**INPUT**
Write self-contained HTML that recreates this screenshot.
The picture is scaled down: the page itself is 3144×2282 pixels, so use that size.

* * *

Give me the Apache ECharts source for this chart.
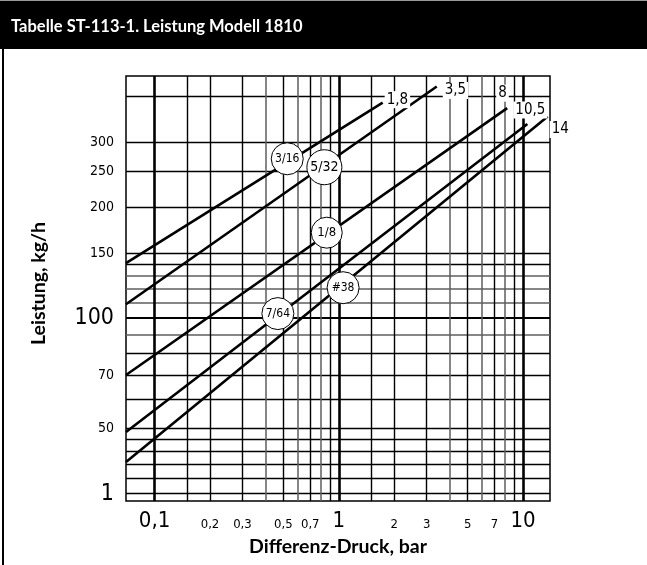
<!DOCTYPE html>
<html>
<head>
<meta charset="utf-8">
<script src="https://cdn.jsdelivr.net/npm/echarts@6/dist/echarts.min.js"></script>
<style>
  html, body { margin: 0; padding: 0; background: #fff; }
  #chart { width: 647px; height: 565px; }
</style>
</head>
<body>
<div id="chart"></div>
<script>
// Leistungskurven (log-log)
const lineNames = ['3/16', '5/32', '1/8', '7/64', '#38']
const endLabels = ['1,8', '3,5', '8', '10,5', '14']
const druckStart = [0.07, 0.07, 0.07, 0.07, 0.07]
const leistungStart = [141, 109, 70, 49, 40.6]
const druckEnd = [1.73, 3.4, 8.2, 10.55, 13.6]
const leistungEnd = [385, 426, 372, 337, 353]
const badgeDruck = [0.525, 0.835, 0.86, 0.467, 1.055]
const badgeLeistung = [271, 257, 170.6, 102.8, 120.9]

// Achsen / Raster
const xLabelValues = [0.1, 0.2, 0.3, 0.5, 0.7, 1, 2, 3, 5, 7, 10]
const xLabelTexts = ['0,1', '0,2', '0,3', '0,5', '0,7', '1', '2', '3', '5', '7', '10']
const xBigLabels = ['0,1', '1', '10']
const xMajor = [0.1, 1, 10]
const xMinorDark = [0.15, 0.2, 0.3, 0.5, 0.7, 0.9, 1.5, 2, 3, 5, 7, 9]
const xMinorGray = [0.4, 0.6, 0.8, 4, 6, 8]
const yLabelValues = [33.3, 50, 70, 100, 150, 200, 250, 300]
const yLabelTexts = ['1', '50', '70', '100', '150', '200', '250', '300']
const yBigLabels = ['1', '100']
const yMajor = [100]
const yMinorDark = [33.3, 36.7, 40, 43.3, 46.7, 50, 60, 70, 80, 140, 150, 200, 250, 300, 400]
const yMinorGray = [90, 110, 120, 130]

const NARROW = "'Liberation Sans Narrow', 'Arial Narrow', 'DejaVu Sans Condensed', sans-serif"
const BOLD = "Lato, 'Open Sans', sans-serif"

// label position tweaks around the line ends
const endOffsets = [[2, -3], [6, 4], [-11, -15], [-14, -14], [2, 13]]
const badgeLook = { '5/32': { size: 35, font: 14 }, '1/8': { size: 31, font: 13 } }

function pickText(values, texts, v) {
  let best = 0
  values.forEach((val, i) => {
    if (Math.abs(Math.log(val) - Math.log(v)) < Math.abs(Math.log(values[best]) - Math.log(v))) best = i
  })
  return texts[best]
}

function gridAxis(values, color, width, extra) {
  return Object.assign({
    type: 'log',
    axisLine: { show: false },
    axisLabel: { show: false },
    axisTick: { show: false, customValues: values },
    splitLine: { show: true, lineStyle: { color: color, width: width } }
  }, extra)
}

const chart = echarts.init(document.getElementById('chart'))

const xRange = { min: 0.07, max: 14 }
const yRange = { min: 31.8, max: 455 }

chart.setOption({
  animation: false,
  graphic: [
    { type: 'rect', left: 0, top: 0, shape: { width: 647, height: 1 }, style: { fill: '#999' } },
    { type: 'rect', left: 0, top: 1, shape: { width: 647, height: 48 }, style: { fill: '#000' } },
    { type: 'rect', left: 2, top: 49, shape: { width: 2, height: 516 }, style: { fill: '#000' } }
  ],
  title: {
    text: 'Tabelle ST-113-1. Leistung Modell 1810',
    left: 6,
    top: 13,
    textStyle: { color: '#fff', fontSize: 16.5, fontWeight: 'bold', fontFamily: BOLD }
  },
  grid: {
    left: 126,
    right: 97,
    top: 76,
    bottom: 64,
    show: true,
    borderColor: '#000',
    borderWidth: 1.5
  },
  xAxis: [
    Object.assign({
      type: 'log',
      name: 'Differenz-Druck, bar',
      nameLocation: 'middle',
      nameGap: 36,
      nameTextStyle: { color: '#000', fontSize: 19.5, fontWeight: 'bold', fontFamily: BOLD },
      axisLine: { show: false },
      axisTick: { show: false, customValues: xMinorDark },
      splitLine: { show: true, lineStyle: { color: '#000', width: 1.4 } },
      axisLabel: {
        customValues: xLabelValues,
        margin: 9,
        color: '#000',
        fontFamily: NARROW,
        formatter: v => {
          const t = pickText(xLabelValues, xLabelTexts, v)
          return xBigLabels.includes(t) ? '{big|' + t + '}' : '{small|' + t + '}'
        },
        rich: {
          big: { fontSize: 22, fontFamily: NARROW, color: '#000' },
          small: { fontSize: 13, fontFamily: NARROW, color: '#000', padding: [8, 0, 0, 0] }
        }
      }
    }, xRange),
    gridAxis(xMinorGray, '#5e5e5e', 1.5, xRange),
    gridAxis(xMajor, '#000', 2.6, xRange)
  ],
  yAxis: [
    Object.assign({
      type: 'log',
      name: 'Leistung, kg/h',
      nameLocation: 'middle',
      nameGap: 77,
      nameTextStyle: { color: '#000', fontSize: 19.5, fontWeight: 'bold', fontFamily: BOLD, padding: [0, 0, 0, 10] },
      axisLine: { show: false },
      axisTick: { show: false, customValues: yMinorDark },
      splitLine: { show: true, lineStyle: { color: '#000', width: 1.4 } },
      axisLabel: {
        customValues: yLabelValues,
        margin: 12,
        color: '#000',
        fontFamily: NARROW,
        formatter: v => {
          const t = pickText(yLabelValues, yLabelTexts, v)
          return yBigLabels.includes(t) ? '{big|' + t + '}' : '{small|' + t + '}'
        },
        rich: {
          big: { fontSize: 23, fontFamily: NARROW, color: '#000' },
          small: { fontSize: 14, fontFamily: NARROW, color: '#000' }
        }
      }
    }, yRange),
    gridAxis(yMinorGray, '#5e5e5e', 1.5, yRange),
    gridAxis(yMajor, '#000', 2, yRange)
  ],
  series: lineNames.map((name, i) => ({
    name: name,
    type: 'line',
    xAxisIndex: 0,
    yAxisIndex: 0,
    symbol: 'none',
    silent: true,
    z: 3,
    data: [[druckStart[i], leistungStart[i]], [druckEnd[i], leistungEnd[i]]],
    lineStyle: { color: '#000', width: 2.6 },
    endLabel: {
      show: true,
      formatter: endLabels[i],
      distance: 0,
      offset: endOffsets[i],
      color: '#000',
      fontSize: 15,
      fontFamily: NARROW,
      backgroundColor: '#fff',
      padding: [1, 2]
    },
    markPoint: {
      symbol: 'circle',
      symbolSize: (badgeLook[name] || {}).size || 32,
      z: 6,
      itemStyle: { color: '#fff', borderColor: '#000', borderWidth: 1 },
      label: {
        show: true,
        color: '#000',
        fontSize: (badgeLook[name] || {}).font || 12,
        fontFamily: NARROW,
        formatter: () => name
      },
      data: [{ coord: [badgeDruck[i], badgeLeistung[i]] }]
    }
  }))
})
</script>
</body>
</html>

**GOAL**
In the data above, find the line that contains "Write self-contained HTML" and the line that contains "The picture is". Repeat exactly those lines and every line between them, and only those.

**RIGHT ANSWER**
Write self-contained HTML that recreates this screenshot.
The picture is scaled down: the page itself is 3144×2282 pixels, so use that size.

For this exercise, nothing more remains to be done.